# INPUT:

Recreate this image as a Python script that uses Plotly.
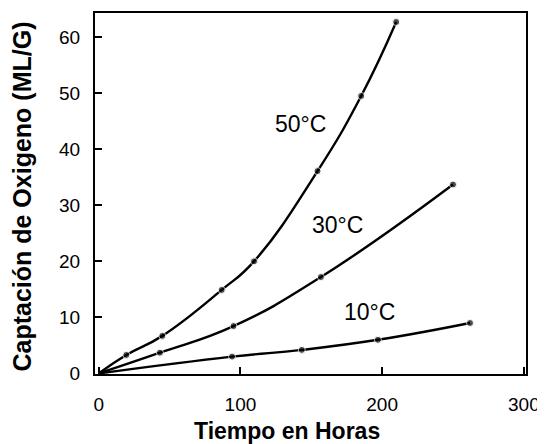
import plotly.graph_objects as go

# Data
x_50 = [0, 19.5, 44.9, 86.8, 109.6, 154.4, 185.2, 209.9]
y_50 = [0, 3.3, 6.7, 14.9, 20.0, 36.1, 49.5, 62.7]

x_30 = [0, 43.2, 95.1, 156.8, 250.0]
y_30 = [0, 3.7, 8.45, 17.2, 33.7]

x_10 = [0, 94.1, 143.3, 197.0, 262.0]
y_10 = [0, 3.0, 4.2, 6.0, 9.0]

series_labels = ["50°C", "30°C", "10°C"]
label_x = [142.3, 168.5, 191.2]
label_y = [44.5, 26.4, 10.9]

x_ticks = [0, 100, 200, 300]
y_ticks = [0, 10, 20, 30, 40, 50, 60]

x_title = "Tiempo en Horas"
y_title = "Captación de Oxigeno (ML/G)"

FONT = "Liberation Sans, Arial, Helvetica, sans-serif"

fig = go.Figure()
for xs, ys, name in [(x_50, y_50, series_labels[0]),
                     (x_30, y_30, series_labels[1]),
                     (x_10, y_10, series_labels[2])]:
    sizes = [0] + [7] * (len(xs) - 1)
    fig.add_trace(go.Scatter(
        x=xs, y=ys, mode="lines+markers", name=name,
        line=dict(color="black", width=2.4, shape="spline", smoothing=1.3),
        marker=dict(color="black", size=sizes),
        showlegend=False,
    ))

for txt, lx, ly in zip(series_labels, label_x, label_y):
    fig.add_annotation(x=lx, y=ly, text=txt, showarrow=False,
                       font=dict(family=FONT, size=23, color="black"))

# Axis titles (x title sits left of the plot centre in the reference)
fig.add_annotation(xref="paper", yref="paper", x=0.445, y=-0.157,
                   text="<b>" + x_title + "</b>", showarrow=False,
                   xanchor="center", yanchor="middle",
                   font=dict(family=FONT, size=23, color="black"))
fig.add_annotation(xref="paper", yref="paper", x=-0.169, y=0.492,
                   text="<b>" + y_title + "</b>", showarrow=False, textangle=-90,
                   xanchor="center", yanchor="middle",
                   font=dict(family=FONT, size=25, color="black"))

axis_common = dict(
    showline=True, linecolor="black", linewidth=2, mirror=True,
    ticks="inside", ticklen=7, tickwidth=2, tickcolor="black",
    showgrid=False, zeroline=False, automargin=False,
    tickfont=dict(family=FONT, size=19, color="black"),
)

fig.update_xaxes(range=[-2.6, 301.5], tickvals=x_ticks,
                 ticklabelstandoff=12, **axis_common)
fig.update_yaxes(range=[-0.1, 64.3], tickvals=y_ticks,
                 ticklabelstandoff=9, **axis_common)

# The page body adds an 8px offset, so the figure is sized to fit the window.
fig.update_layout(
    width=537, height=436,
    margin=dict(l=87, r=19, t=5, b=70),
    plot_bgcolor="white", paper_bgcolor="white",
    font=dict(family=FONT, color="black"),
)

fig.write_html("out.html")
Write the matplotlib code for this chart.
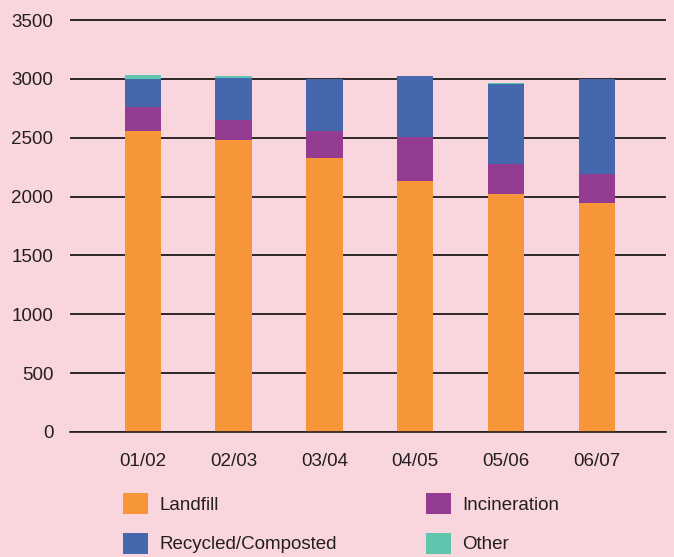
import matplotlib.pyplot as plt
import numpy as np

years = ["01/02", "02/03", "03/04", "04/05", "05/06", "06/07"]
landfill = [2560, 2480, 2330, 2135, 2025, 1945]
incineration = [197, 170, 230, 370, 255, 250]
recycled = [243, 357, 435, 520, 680, 805]
other = [34, 17, 0, 0, 8, 0]

bg = "#f9d5de"
plt.rcParams['font.family'] = ['Liberation Sans', 'DejaVu Sans']

fig = plt.figure(figsize=(6.74, 5.57), dpi=100, facecolor=bg)
# ylim goes a bit past 3500 so the top gridline isn't clipped
ax = fig.add_axes([70 / 674, 1 - 432 / 557, 596 / 674, 414 / 557])
ax.set_facecolor(bg)

x = np.arange(len(years))
w = 0.4
b1 = np.array(landfill)
b2 = b1 + np.array(incineration)
b3 = b2 + np.array(recycled)
ax.bar(x, landfill, w, color="#f79539", label="Landfill", zorder=3)
ax.bar(x, incineration, w, bottom=b1, color="#943c92", label="Incineration", zorder=3)
ax.bar(x, recycled, w, bottom=b2, color="#4467ae", label="Recycled/Composted", zorder=3)
ax.bar(x, other, w, bottom=b3, color="#5fc5ae", label="Other", zorder=3)

ax.set_ylim(0, 3517)
ax.set_xlim(-0.8, 5.76)
ax.set_yticks(range(0, 3501, 500))
ax.set_xticks(x)
ax.set_xticklabels(years)
ax.yaxis.grid(True, color="#2e2626", lw=1.4, zorder=1)
ax.tick_params(length=0, labelsize=13.5, colors="#231f20")
ax.tick_params(axis='y', pad=12)
ax.tick_params(axis='x', pad=15)
for s in ["top", "right", "left"]:
    ax.spines[s].set_visible(False)
ax.spines["bottom"].set_color("#231f20")
ax.spines["bottom"].set_linewidth(1.2)
ax.spines["bottom"].set_zorder(4)

h, l = ax.get_legend_handles_labels()
order = [0, 2, 1, 3]
fig.legend([h[i] for i in order], [l[i] for i in order], ncol=2, frameon=False,
           loc="upper left", bbox_to_anchor=(106 / 674, 1 - 476 / 557),
           fontsize=13.5, handlelength=1.35, handleheight=1.35, handletextpad=0.6,
           labelspacing=1.0, columnspacing=4.75, labelcolor="#231f20")

plt.savefig("out.png", dpi=100, facecolor=bg)
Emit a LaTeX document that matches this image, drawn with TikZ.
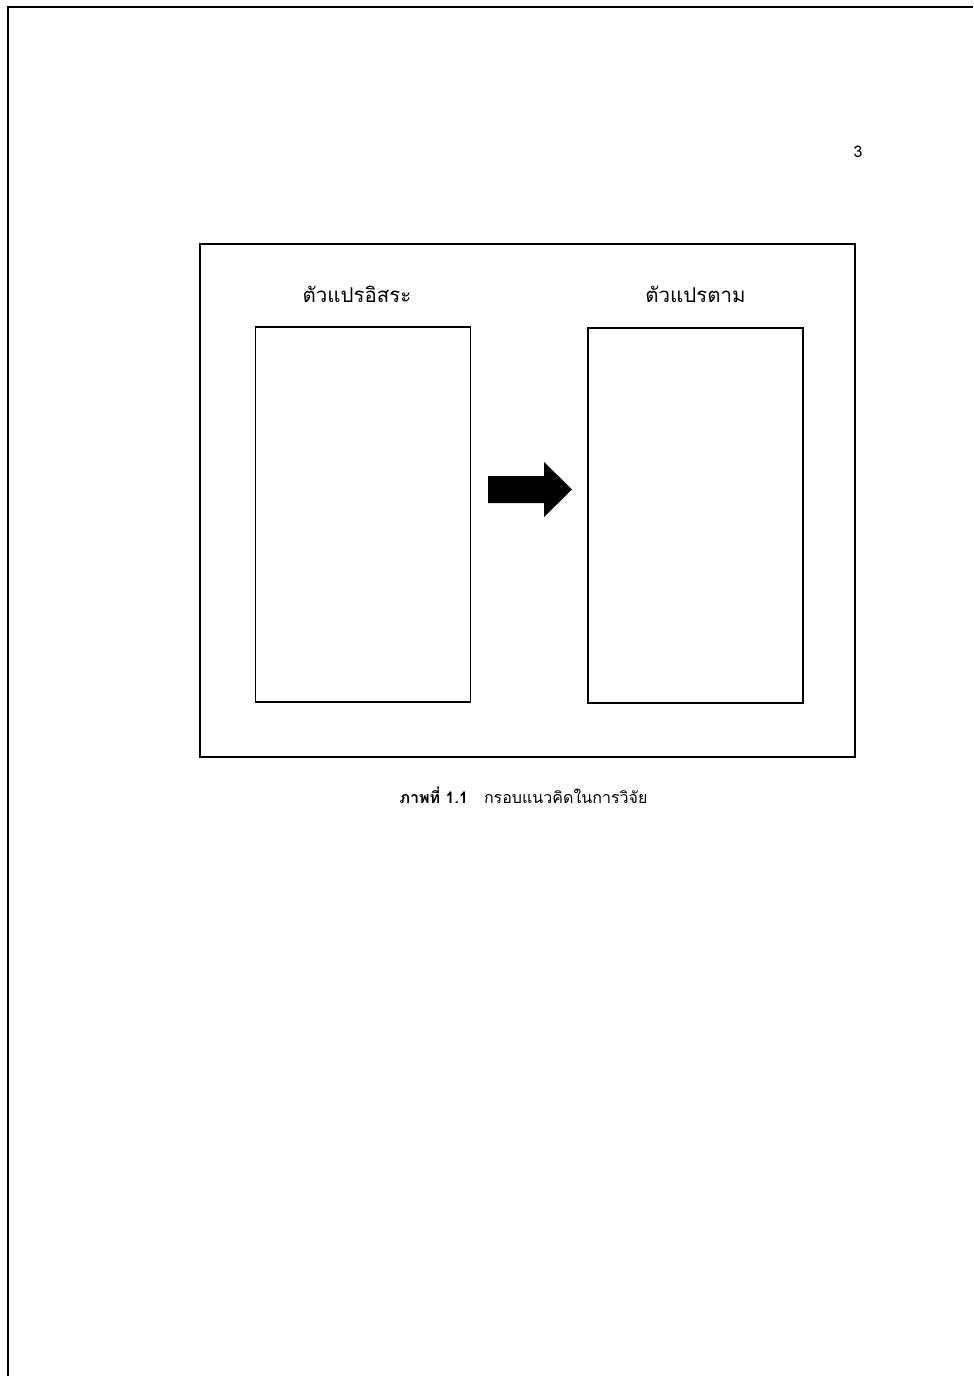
\documentclass[tikz,border=0pt]{standalone}
\usepackage{fontspec}
\newfontfamily\thaifont[Script=Thai]{Loma}
\usepackage{tikz}
\usetikzlibrary{positioning}
\newlength\unitpx
\setlength\unitpx{0.6115pt}
\tikzset{%
  page/.style = {line width=1.6pt},
  frame/.style = {rectangle, draw, line width=0.8pt},
  varbox/.style = {rectangle, draw, line width=0.8pt, minimum width=215\unitpx, minimum height=375\unitpx},
  varname/.style = {font=\thaifont\fontsize{12.5}{15}\selectfont, inner sep=0pt},
  caption/.style = {font=\thaifont\fontsize{9.8}{12}\selectfont, inner sep=0pt}
}

\begin{document}
\begin{tikzpicture}[x=\unitpx, y=-\unitpx]
    \useasboundingbox (0,0) rectangle (973,1376);
    \draw[page] (8,1376) -- (8,7) -- (973,7);

    \node (pageno)  [caption] at (858,152) {3};
    \node (frame)   [frame, minimum width=655\unitpx, minimum height=513\unitpx] at (527.5,500.5) {};
    \node (indep)   [varbox] at (363,514.5) {};
    \node (dep)     [varbox] at (695.5,515.5) {};
    \node (indepname) [varname, above = 23\unitpx of indep, xshift=-6\unitpx] {ตัวแปรอิสระ};
    \node (depname)   [varname, above = 24\unitpx of dep] {ตัวแปรตาม};
    \node (fig)     [caption, below = 29\unitpx of frame, xshift=-4\unitpx] {\textbf{ภาพที่ 1.1}\quad กรอบแนวคิดในการวิจัย};

    \coordinate (flow) at (488,489.5);
    \fill (flow) ++(0,-13.5) -- ++(56,0) -- ++(0,-14) -- ++(28,27.5)
                 -- ++(-28,27.5) -- ++(0,-14) -- ++(-56,0) -- cycle;
\end{tikzpicture}
\end{document}
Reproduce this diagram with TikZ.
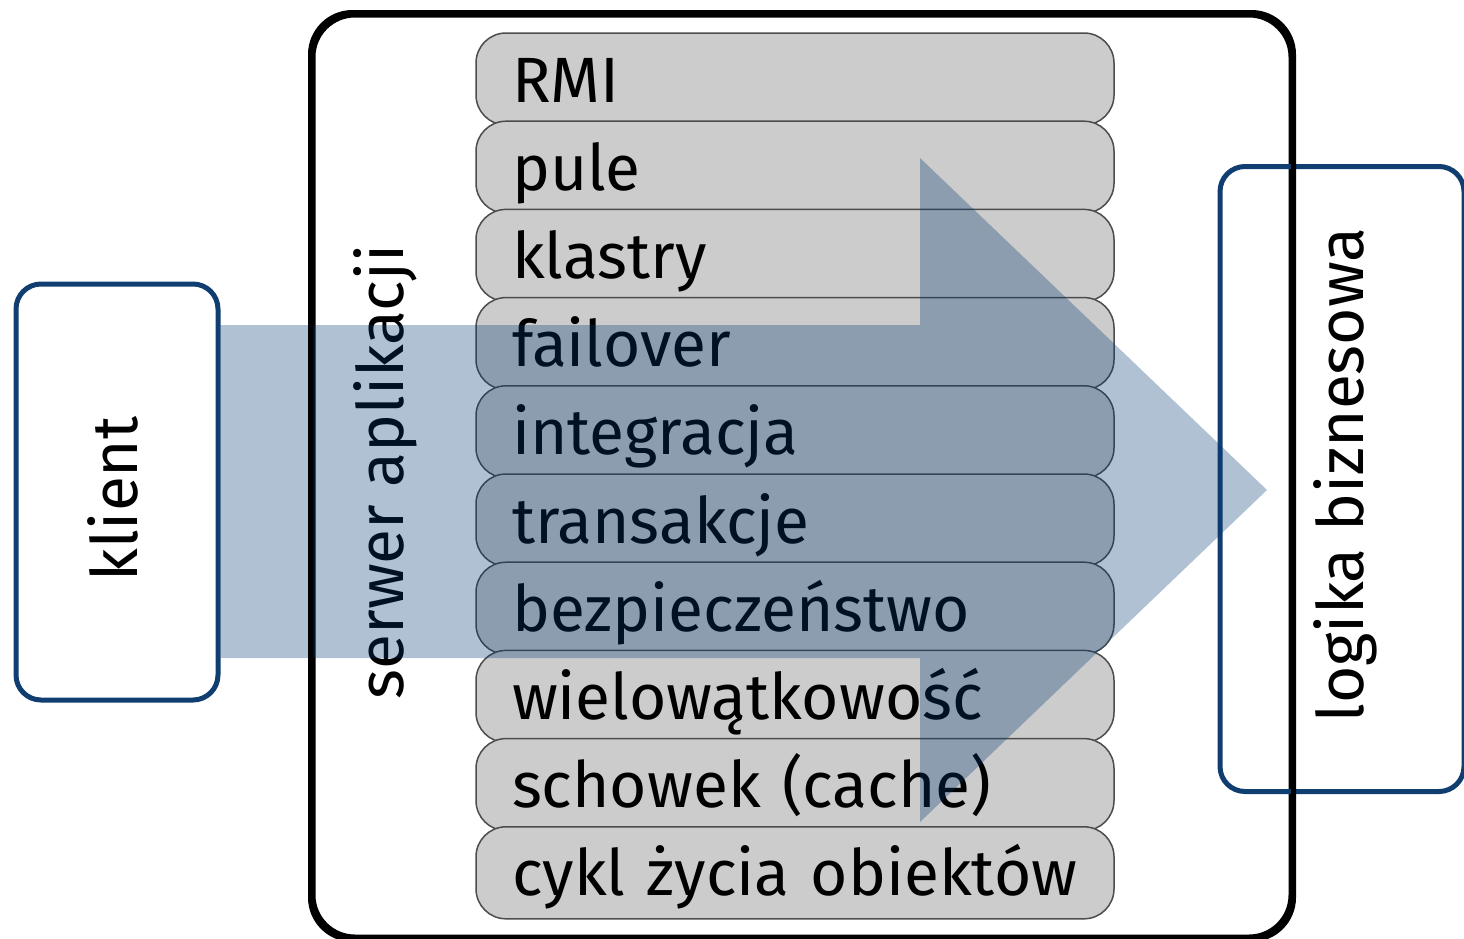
\documentclass[tikz,border=0pt]{standalone}
\usepackage{fontspec}
\setmainfont{Fira Sans}
\begin{document}
\begin{tikzpicture}[x=1pt,y=-1pt,
  lbl/.style={font=\fontsize{64}{76}\selectfont},
  layer/.style={lbl, draw=black!70, line width=1.5pt, fill=black!20,
    rounded corners=30pt, minimum width=638pt, minimum height=92pt,
    text width=566pt, align=left, inner xsep=36pt, inner ysep=0pt,
    text height=46pt, text depth=0pt},
  sidebox/.style={draw=navy, line width=5pt, rounded corners=25pt},
  server/.style={draw=black, line width=5pt, rounded corners=42pt}
]
\definecolor{navy}{RGB}{16,62,112}
\definecolor{flow}{RGB}{0,55,113}
\useasboundingbox (0,0) rectangle (1464,938);

% application server frame
\node[server, minimum width=978pt, minimum height=922pt] (srv) at (802,476) {};

% service layers, stacked top to bottom
\foreach \t [count=\i from 0] in {RMI, pule, klastry, failover, integracja,
    transakcje, bezpiecze\'nstwo, wielow\k{a}tkowo\'s\'c,
    schowek (cache), cykl \.zycia obiekt\'ow}
  \node[layer] (L\i) at (795, 79+88.2*\i) {\t};

\node[lbl, rotate=90] (srvlbl) at (385,472) {serwer aplikacji};

% client and business logic
\node[sidebox, minimum width=202pt, minimum height=416pt] (cli) at (117,492) {};
\node[lbl, rotate=90] at (113,499) {klient};
\node[sidebox, minimum width=244pt, minimum height=625pt] (bl) at (1342,479) {};
\node[lbl, rotate=90] at (1345,475) {logika biznesowa};

% request flow arrow
\coordinate (a0) at (cli.east |- 0,325);
\coordinate (a1) at (cli.east |- 0,658);
\fill[flow, opacity=0.31] (a0) -- (920,325) -- (920,158) -- (1267,490)
  -- (920,822) -- (920,658) -- (a1) -- cycle;

% frame lines stay on top of the arrow
\draw[black, line width=5pt, rounded corners=42pt]
  (srv.south west) rectangle (srv.north east);
\end{tikzpicture}
\end{document}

# STATED EXERCISE:
Using the data above, extract exactly the lines from the one containing "Write the matplotlib code for this chart." through the one containing "other = [34, 17, 0, 0, 8, 0]". Pictures are left out.

# EXERCISE RESULT:
Write the matplotlib code for this chart.
import matplotlib.pyplot as plt
import numpy as np

years = ["01/02", "02/03", "03/04", "04/05", "05/06", "06/07"]
landfill = [2560, 2480, 2330, 2135, 2025, 1945]
incineration = [197, 170, 230, 370, 255, 250]
recycled = [243, 357, 435, 520, 680, 805]
other = [34, 17, 0, 0, 8, 0]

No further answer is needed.